Posted on 8 June 202023 August 2020

By Chris Lang

This week’s REDD notes. For more links to news about forests, the climate crisis, natural climate solutions, the oil industry, greenwash, carbon offsetting, and so on, please follow @reddmonitor on Twitter.

Every six seconds: A football pitch of tropical primary rainforest gone

On 2 June 2020, Global Forest Watch released its data for tree cover loss in 2019. The tropics lost 11.9 million hectares of tree cover in 2019. The area of tree cover lost in tropical primary forests amounted to 3.8 million hectares. Primary forest loss was 2.8% higher in 2019 than in 2018.

Tropical primary forest loss has fallen from the record highs in 2016 and 2017, but the figure for 2019 is still the third highest since the year 2000.
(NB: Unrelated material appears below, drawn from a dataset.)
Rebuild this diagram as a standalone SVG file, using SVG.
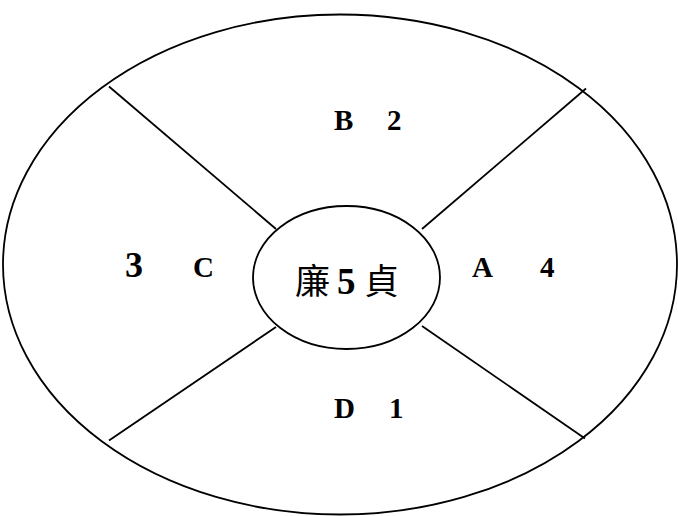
<svg xmlns="http://www.w3.org/2000/svg" width="678" height="516" viewBox="0 0 678 516">
<style>
.shape{fill:none;stroke:#000;stroke-width:1.8}
.fill{fill:#fff;stroke:#000;stroke-width:1.8}
.lbl{font-family:"Liberation Serif","Times New Roman",serif;font-weight:bold;font-size:29px;fill:#000}
.cjk{font-family:"Noto Sans CJK TC","Noto Sans CJK SC",sans-serif;font-size:35px;fill:#000}
</style>
<rect width="678" height="516" fill="#fff"/>
<g id="outer">
<ellipse class="shape" cx="340" cy="264.5" rx="337" ry="250"/>
</g>
<g id="connectors">
<line class="shape" x1="109" y1="86.5" x2="276" y2="229"/>
<line class="shape" x1="586" y1="88.5" x2="422" y2="229"/>
<line class="shape" x1="109" y1="440.5" x2="276" y2="327"/>
<line class="shape" x1="585" y1="438.5" x2="422" y2="326"/>
</g>
<g id="center">
<ellipse class="fill" cx="346.5" cy="277.5" rx="93.5" ry="71.5"/>
<text y="294"><tspan class="cjk" x="295">廉</tspan><tspan class="lbl" x="337" style="font-size:37px">5</tspan><tspan class="cjk" x="364">貞</tspan></text>
</g>
<g id="B"><text class="lbl" x="334" y="130">B</text><text class="lbl" x="387" y="130">2</text></g>
<g id="C"><text class="lbl" x="125" y="277" style="font-size:36px">3</text><text class="lbl" x="193" y="277">C</text></g>
<g id="A"><text class="lbl" x="472" y="277">A</text><text class="lbl" x="540" y="277">4</text></g>
<g id="D"><text class="lbl" x="334" y="418">D</text><text class="lbl" x="389" y="418">1</text></g>
</svg>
The five countries that lost the most tropical primary forest in 2019 are: Brazil (1,361,000 hectares); Democratic Republic of Congo (574,000 hectares); Indonesia (324,000 hectares); Boliva (290,000 hectares); and Peru (162,000 hectares).

In total in 2019, according to Global Forest Watch, the world lost 24.2 million hectares of tree cover.

CO2 levels in the atmosphere reach record high

In May 2020, atmospheric carbon dioxide levels reached the highest monthly total every recorded. Scientists from Scripps Institute of Oceanography reported an average level in May of 417.2 parts per million. That’s 2.4 ppm higher than the May 2019 peak.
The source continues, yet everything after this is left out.